The confidence, and perhaps even the swagger, are (one feels) less those of the Blacks than those of Professor Rogers. He is able, from slender evidence, and from evidence which is assembled by the authorities and opponents of the Blacks, to pronounce with assurance upon the objectives, motivations, organization and moral worth of these elusive men. Although I think that I have shown some of the critical economic and social tensions aroused in the forests, I cannot share Roger’s confidence (p. 193)….I must apologize to Professor Rogers for hanging these lengthy reflections upon the hook of his article… (p. 195)
Apology or no, the exchange echoes with the clashing of rhetorical swords in the conference arena! He circles for another joust, but this time with other Marxist historians, in his final chapter where he makes an 11-page defence of the concept of the “rule of law” as an “unqualified human good” . This chapter was written, Dorothy Thompson told Daniel H. Cole for his 2001 article, as an afterword:
While conducting research for this essay, I contacted Thompson’s widow Dorothy- an renowned historian in her own right- to enquire about possible sources for her late husband’s epiphanic conversion to the Rule of Law. I received in reply a brief letter in which she sheds some light on the subject. E. P. Thompson returned to complete Whigs and Hunters after he finished co-editing with ‘fellow historians in the Marxist tradition’ Douglas Hay, Peter Linebaugh, John G. Rule, and Cal Winslow Albion’s Fatal Tree: Crime and Society in Eighteenth Century England. According to Dorothy Thompson, his collaboration on that work left him deeply pessimistic about the role of law in society. She engaged him in a ‘very heated discussion’, during which she suggested that ‘he was leaning too far in the direction taken by some of the contributors to Albion’s Fatal Tree in dismissing the law simply as an instrument of class power. He took time to re-think the question and added the famous afterword to W and H‘. (Cole, 2001, p 183).
And some afterword it is. It’s a completely different chapter in focus, voice and intent- and it’s the most heavily underlined chapter in the copy I borrowed from the library. Thomson writes:
We might be wise to end here. But since readers of this study may be provoked to some general reflections upon the law and upon British traditions, perhaps we may allow ourselves the same indulgence (p. 258).
But, he asks, is this emphasis on British tradition merely a form of narcissism or parochialism?

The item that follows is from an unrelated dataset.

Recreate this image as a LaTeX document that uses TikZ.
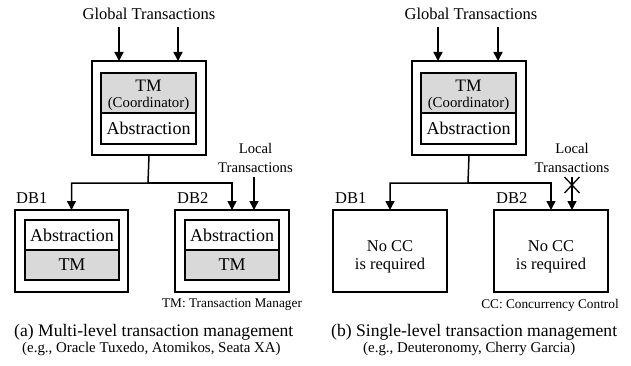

Alternative perspectives must diminish the complacency of national historical preoccupation. If we see Britain within the perspective of the expansion of European capitalism, then the contest over interior rights and laws will be dwarfed when set beside the exterior record of slave-trading, of the East India Company, of commercial and military imperialism. Or, to take up a bright new conservative perspective, the story of a few lost common rights and of a few deer-stealers strung from the gallows is a paltry affair when set beside the accounts of mass repression of almost any day in the day-book of the twentieth century. Did a few foresters get a rough handling from partisan laws? What is that beside the norms of the Third Reich? Did the villagers of Winkfield lose access to the peat within Swinley Rails? What is that beside the liquidation of the kulaks? (p. 259)
His use of “we” throughout the text has invited us to sit beside him, and all of a sudden we are brought to sit alongside him.
I stand on a very narrow ledge, watching the tides come up. Or, to be more explicit, I sit here in my study, at the age of fifty, the desk and the floor piled high with five years of notes, xeroxes, rejected drafts, the clock once again moving into the small hours, and see myself, in a lucid instant, as an anachronism. Why have I spent these years trying to find out what could, in its essential structures, have been known without any investigation at all? (p. 260)
I’m obviously not the only one to have 2.00 a.m. crises of confidence! But whereas I question the whole point of what I’m doing, Thompson enters the ring for another bout, this time against his erstwhile fellow-Marxists.
I am disposed to think that it does matter; I have a vested interest (in five years of labour) to think it may. But to show this must involve evacuating received assumptions- that narrowing ledge of traditional middle ground- and moving out onto an even narrower theoretical ledge. This would accept, as it must, some part of the Marxist-structural critique; indeed, some parts of this study have confirmed the class-bound and mystifying functions of the law. But it would reject its ulterior reductionism and would modify its typology of superior and inferior (but determining) structures. (p. 260)
I’m not familiar enough with Marxist explanations of law and ideology to engage with his argument. But what he does argue, and I can see why this would be so controversial, is that
there is a difference between arbitrary power and the rule of law. We ought to expose the shams and inequities which may be concealed beneath this law. But the rule of law itself, the imposing of effective inhibitions upon power and the defence of the citizen from power’s all-intrusive claims, seems to me to be an unqualified human good. (p. 266)
… If we suppose that law is no more than a mystifying and pompous way in which class power is registered and executed, then we need not waste our labour in studying its history and forms. One Act would be much the same as another, and all, from the standpoint of the ruled, would be Black. It is because law matters that we have bothered with this story at all. (p. 267)…Since we hold this value to be a human good, and one whose usefulness the world has not yet outgrown, the operation of this code deserves our most scrupulous attention. It is only when we follow through the intricacies of its operation that we can show what it was worth, how it was bent, how its proclaimed values were falsified in practice…. we feel contempt for men whose practice belied the resounding rhetoric of the age. But we feel contempt not bedause we are contemptuous of the notion of a just and equitable law but because this notion has been betrayed by its own professors. (p. 268)
I find little to argue with here- but then again, I’m no Marxist. The rule of law, as I see it, is an unqualified human good in that it limits arbitrary power, and I can’t see that it can ever “wither away” in any complex society. Thompson distinguishes between the concept of the rule of law, and the content of that law, and where it is bad law, it should be challenged. Amen to that..
E. P. Thompson Whigs and Hunters, Penguin Books, 1975
Daniel H Cole ” ‘An Unqualified Human Good’: E. P. Thompson and the Rule of Law” Journal of Law and Society, Vol 28, No 2, June 2001, pp. 177-203.
Pat Rogers “The Waltham Blacks and the Black Act” Historical Journal XVII, 3, 1974.